As United Airlines fights for survival, the “other shoe dropped” yesterday: it will not just be frontline employees who feel the pain.
Kate Gebo, United Executive Vice President of Human Resources, laid out the news to employees. The extended memo, obtained by Live and Let’s Fly, includes more dire predictions and all but assures job losses are on the horizon for United’s management and administrative (M&A) employees.
Here are some highlights from the note:
- Between May 16 and September 30, domestic M&A employees will be required to take 20 unpaid days off.
- For non-operational M&A employees, a four-day work week will be implemented with Fridays being the assumed day off.
- No vacation rollover days, except as required by state law.
- At least 50% of employee vacation time must be used by September 30tg.
- United planning for an M&A population that will be “at least 30% smaller” than it is today, with some work groups impacted more significantly than others.
- Affected employees will be notified in mid to late July for an October 1st effective date.
- Employees encouraged to consider Voluntary Separation Program
- “If you participate…you will have the opportunity to maintain active pass travel privileges and medical benefits for an extended period of time, along with some continuation of pay.”
- United will not be offering a cash severance package to any departing member of the M&A team effective October 1st.

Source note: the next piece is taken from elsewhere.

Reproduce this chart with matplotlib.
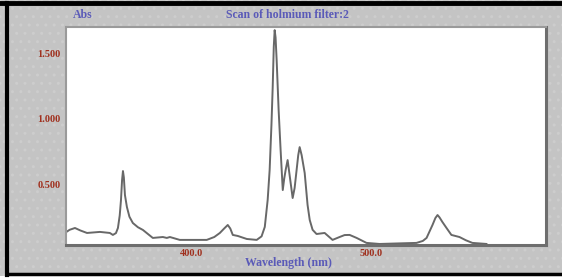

- “[E]nsuring United’s future recovery means we are not able to make this option available. Because of this, we’re trying to give everyone as much notice as possible that changes are coming, and we’re making the voluntary options as attractive as possible.”
Devastating News For United Employees…
I think there is no other way to describe this news except as devastating. With demand down 90% and likely to recovery slower than initially hoped, a 30% reduction in staff is sadly just the start. But this is not just a stat: every job has a story. I’ve spoken to several employees this week who are already starting to look for new work. One person told me, “Just two months ago it seemed like I had my career locked up and now it’s been ripped away in an instant. Very depressing.”
Very depressing indeed and my heart goes out to the wonderful men and women who faithfully and diligently come to work each day, simply trying to make an honest living.
One employee I spoke to said, “Was this news really necessary now? Couldn’t they just have waited till July to see how things went?” But another employee expressed the opposite conclusion, stating, “Well, at least they told us now and didn’t spring it on us in the summer.” United finds itself in a lose-lose situation as it grapples with its biggest battle in its nearly 100 year history.